As known, in a general knitting using knitting machines and the like, the yarn may be fed to the downstream machine by a so-called “positive” yarn feeder. With this type of feeder, the yarn is wound on a motorized, yarn-winding drum, which draws the yarn from a reel and feeds it to the downstream machine.
It is desirable to measure and control the yarn tension along the knitting line in order to maintain it substantially constant and to prevent surging of tension, which may cause defects in the finished clothes and affect the production yield. Since this tension depends on the difference between the speed of rotation of the drum of the feeder and the drawing speed of the downstream machine, it is conventionally controlled by modulating the speed of rotation of the drum on the basis of a signal received from a tension sensor arranged downstream of the feeder, by means of a tension control loop. In other words, the variation of tension to be applied is converted into a difference between the yarn-feeding speed and the yarn-drawing speed which is set on the downstream machine.
Although the above system effectively operates in steady state, a drawback well known to the person skilled in the art occurs in the transient state at the start of the feeding process, when the yarn is subjected to tension peaks due to the relatively low quickness of movement of the yarn-winding drum with respect to the high quickness of drawing of the downstream machine.

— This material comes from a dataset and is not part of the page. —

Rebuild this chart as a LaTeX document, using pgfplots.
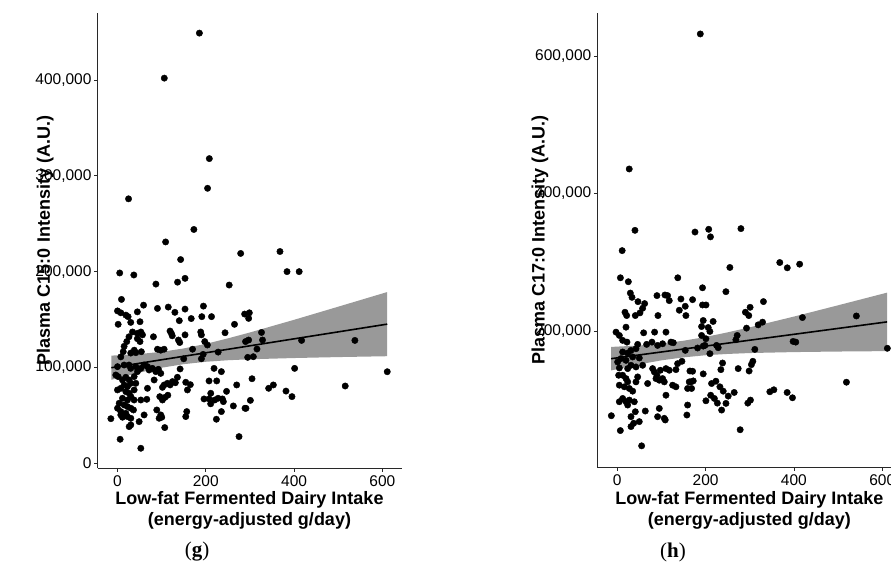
\documentclass[border=0pt]{standalone}
\usepackage{pgfplots}
\pgfplotsset{compat=1.18}
\usepackage{fontspec}
\setmainfont{Liberation Sans}
\newfontfamily\capfont{Liberation Serif}
\definecolor{ribbon}{RGB}{153,153,153}
\definecolor{axcol}{RGB}{40,40,40}

\pgfplotsset{
  panel/.style={
    scale only axis, anchor=south west,
    width=304pt,
    xmin=-45.3, xmax=643.3,
    axis x line*=bottom, axis y line*=left,
    axis line style={-, axcol, line width=0.7pt},
    tick align=outside, major tick length=3.5pt,
    tick style={axcol, line width=0.7pt},
    xtick={0,200,400,600},
    ticklabel style={font=\fontsize{15.5}{17}\selectfont, text=black},
    /pgf/number format/assume math mode=true,
    yticklabel style={/pgf/number format/fixed, /pgf/number format/1000 sep={,}, xshift=1pt},
    scaled y ticks=false,
    xticklabel style={yshift=-0.5pt},
    label style={font=\fontsize{18}{21}\selectfont\bfseries},
    xlabel={Low-fat Fermented Dairy Intake\\(energy-adjusted g/day)},
    xlabel style={align=center, at={(axis description cs:0.5,-0.094)}, anchor=center},
    clip=false,
  },
  pts/.style={only marks, mark=*, mark size=3.2pt, black, mark options={draw=black, fill=black}},
}

\begin{document}
\begin{tikzpicture}
\useasboundingbox (0,0) rectangle (891pt,579pt);
\clip (0,0) rectangle (891pt,579pt);

% ---------------- panel (g) ----------------
\begin{axis}[panel,
  at={(97.5pt,111pt)}, height=455pt,
  ymin=-5000, ymax=470000,
  ytick={0,100000,200000,300000,400000},
  ylabel={Plasma C15:0 Intensity (A.U.)},
  ylabel style={at={(axis description cs:-0.172,0.5)}, anchor=center},
]
\addplot[fill=ribbon, draw=none] coordinates {
(-14,87100) (50,94600) (100,99700) (150,103400) (200,105900) (250,107500) (300,108500) (400,109800) (500,110800) (611,111700)
(611,178700) (500,163400) (400,149700) (300,136500) (250,130300) (200,124600) (150,119800) (100,116300) (50,114000) (-14,112300)} -- cycle;
\addplot[pts] table {
x y
185.5 449000
106 402000
208 318000
204 287000
25 276000
173 244000
109 231000
279 219000
368 221000
143 212600
5 198600
37 196500
384 200000
411.5 200000
153 193000
136 189000
87 187000
253 186000
9 171000
59 165000
90.5 161600
115 163000
130 157500
153 160900
194.6 164000
0 159000
7.5 157000
19 154600
24 153000
45 158000
30 147000
51 147700
1.5 145000
140 148800
167 151000
191 153000
213 153000
265 145000
288 155700
243.6 136200
290 127000
34 137000
45 135600
53 137000
56.6 134000
26 132000
21 127000
15 122000
45 130000
51 127000
81.4 132000
119 138000
122 135600
124 133000
138 128600
141 126000
153 134000
188.5 137000
190 134000
197.6 127000
203.6 123400
170 119000
90.5 119000
98 118000
105.6 119000
54 116400
41.5 115400
13 116400
7.5 111000
30 115000
38 118000
0 100800
15 102500
26 102500
30 99000
41.5 100800
53 99000
60 102500
68 100800
71.6 97300
79 99000
90.5 97300
98 93800
-3.8 92100
1.5 90400
11.3 86900
18.9 89700
26.4 86900
30.2 83400
15.1 81700
22.6 80000
7.5 78200
0 76500
18.9 74700
26.4 73000
30.2 69500
11.3 67800
22.6 66000
3.8 62600
15.1 60800
22.6 59100
30.2 57400
0 57400
7.5 53900
18.9 52100
7.5 50400
22.6 48700
11.3 48000
30.2 46900
30.2 40000
26.4 38200
49 43400
60.3 50400
52.8 66000
36.2 55600
37.7 66000
37.7 76500
41.5 83400
37.7 90400
45.2 95600
67.9 78200
66.4 66700
83 86900
86.7 95600
92.8 98000
101.8 79200
105.6 81700
113 83400
119.2 81700
124.4 85200
135.7 89700
141.8 98400
154.6 84500
158.4 76500
95.8 69500
101.8 66000
107.8 68800
98 50400
100.3 48000
107 37200
89 55600
94.3 46900
156.9 53900
154.6 48700
196 67100
207.4 67100
211.2 73000
220.2 66000
227.8 67800
237.6 67100
239.8 64300
218.7 99000
235.3 95600
207.4 85900
224.7 85900
270 81700
235.3 53900
224 45900
262.4 59800
288.8 57400
275.3 27800
6 25000
52.8 15600
-15 46500
150 109000
190 109000
194 113600
228 116000
247 75000
211 62000
165 82000
131 84000
114 71000
298.6 157000
297 151200
297 128600
326.2 136500
328.5 128600
315.9 119200
294.9 110500
307.7 111200
417 128200
537.7 128200
401.2 99000
611 95500
304.7 88200
342.4 78200
353 81700
381.6 75300
395.2 69500
515.8 80600
301 65600
291 57300
};
\addplot[black, line width=1.6pt] coordinates {(-14,99700) (611,145200)};
\end{axis}

% ---------------- panel (h) ----------------
\begin{axis}[panel,
  at={(597.3pt,111.7pt)}, height=454pt,
  ymin=2000, ymax=662000,
  ytick={200000,400000,600000},
  ylabel={Plasma C17:0 Intensity (A.U.)},
  ylabel style={at={(axis description cs:-0.189,0.5)}, anchor=center},
]
\addplot[fill=ribbon, draw=none] coordinates {
(-14,142800) (50,151700) (100,157500) (150,161800) (200,164900) (250,166800) (300,168100) (400,169500) (500,170300) (611,170900)
(611,255900) (500,237500) (400,221100) (300,205500) (250,198200) (200,191500) (150,186000) (100,181900) (50,179100) (-14,177000)} -- cycle;
\addplot[pts] table {
x y
188 632000
27 435700
40 346500
176 344000
207 348000
211 337000
280 349000
11 317000
7 277500
25 271800
137 277500
255 292500
368 299700
385 292000
413 297300
193 263000
246 257300
29.5 255300
33.3 249100
46.8 242800
61.9 240000
57.4 233200
51.3 226500
40.8 222600
17.4 227400
21.2 222600
89.8 251600
107.9 252500
113.9 251600
117.7 244300
92.1 222600
144.1 246700
153.9 236100
140.4 230300
155.4 222600
170.5 245700
-2.9 198500
4.6 193700
12.1 186500
19.7 205700
21.9 184000
59.7 197500
84.5 198500
110.2 198500
121.5 184000
126.8 183100
102.6 181600
91.3 179200
78.5 184000
66.4 180700
46.1 180700
42.3 174400
31 172000
23.5 168100
12.1 169600
8.4 160000
0.8 155100
19.7 157500
34.8 162400
49.8 160900
31 150300
42.3 147900
23.5 145500
4.6 146400
57.4 150300
80 145500
83.8 140700
97.4 143100
110.2 145500
117.7 143100
132.8 144000
136.6 152700
146.4 156100
170.5 141600
162.9 126200
3.1 135800
12.1 135800
19.7 131000
23.5 126200
4.6 121400
15.9 119000
27.2 116600
34.8 112700
42.3 126200
46.1 133400
68.7 123800
87.6 131000
95.1 128600
102.6 131000
106.4 126200
89.8 135800
125.3 121400
132.8 119000
110.2 106800
159.2 116600
166.7 126200
4.6 97300
12.1 102100
19.7 97300
23.5 92500
27.2 99700
38.5 97300
40.8 82800
31 75600
37 66000
31 61200
49.8 68400
63.4 83800
95.1 87600
91.3 75600
106.4 73200
108.6 70800
159.2 92500
157.6 78000
-13.5 77000
6.9 55400
55.1 33200
181.8 175400
154 172000
193 238000
200.9 238000
331 242900
290.2 227400
300.8 234600
297.8 222600
194.6 215400
217 214000
190.9 206600
205.9 205200
209.7 199500
190.9 193700
200.7 188900
198.5 179200
329 213000
319.1 209100
292.7 204300
271.5 193700
268.6 187400
224.8 179200
228.5 175900
194.6 178200
209.7 167200
311.5 173400
398.2 185000
164.5 142000
172 127600
168.2 116600
194.6 137800
238.4 153600
234.6 144000
273.8 145500
307 156100
303.8 151300
298.6 142000
213.5 123800
223.3 127200
232.4 119000
239.9 112700
251.2 105500
264.8 110800
211.5 106800
219.8 102100
226.6 95300
246.1 94900
236.3 85200
200.7 98700
301.6 99700
295.6 95300
345.5 111800
354.6 114700
384.7 110800
396.8 103100
278.3 56600
419.3 219700
541.5 222000
404.3 184000
611.7 175000
519 125700
};
\addplot[black, line width=1.6pt] coordinates {(-14,159900) (611,213400)};
\end{axis}

\node[font=\capfont\fontsize{21}{24}\selectfont] at (197pt,27pt) {(\textbf{g})};
\node[font=\capfont\fontsize{21}{24}\selectfont] at (673pt,27pt) {(\textbf{h})};
\end{tikzpicture}
\end{document}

In order to overcome the above drawback, it is known, e.g., from EP 0 256 519, to provide the yarn feeder with a tension-limiting device capable of storing a reserve between the feeder and the downstream machine, which reserve is releasable during the starting transients in order to prevent the above tension peaks. In the embodiment of EP 0 256 519, a reserve is formed by deviating the yarn from its natural path between two stationary eyelets, by means of a rigid bar connected to the driving shaft of a motor. At rest, as well as in steady state, the bar is positioned in such a way as to deviate the yarn from its natural path. In the transient state at the start of the feeding process, the bar is rotated in such a way as to temporarily release the yarn.
The above tension-limiting device requires very accurate control of the movement of the bar and, therefore, introduces considerable complications in the control system of the feeder, with consequent rise in costs.
A simpler system, which is very effective in reducing the tension peaks, is described in U.S. Pat. No. 3,962,891, wherein, likewise the previous system, a reserve is formed by deviating the yarn from its natural path between two stationary eyelets. Unlike the previous system, however, in U.S. Pat. No. 3,962,891 the yarn is not deviated “actively” by a rigid bar connected to a controlled motor, but “passively” by an arm integral with a flat spiral spring which is loaded to a predetermined tension. During the starting transients, the arm bends in contrast to the returning action of the spring and the reserve is released. At this stage, the yarn is maintained at a desired level of tension depending on the preload on the spring.
The above system is effective and easy to put into practice, but it has the drawback that, when it is desired to adjust the operative tension in relation to any variations of the feeding tension—which, as known, are managed in a fully automated way on the basis of the characteristics of the yarn, of the type of processing, of the type of downstream machine, etc.—the load of the spring must be manually adjusted, with consequent reduction of the degree of automation of the line.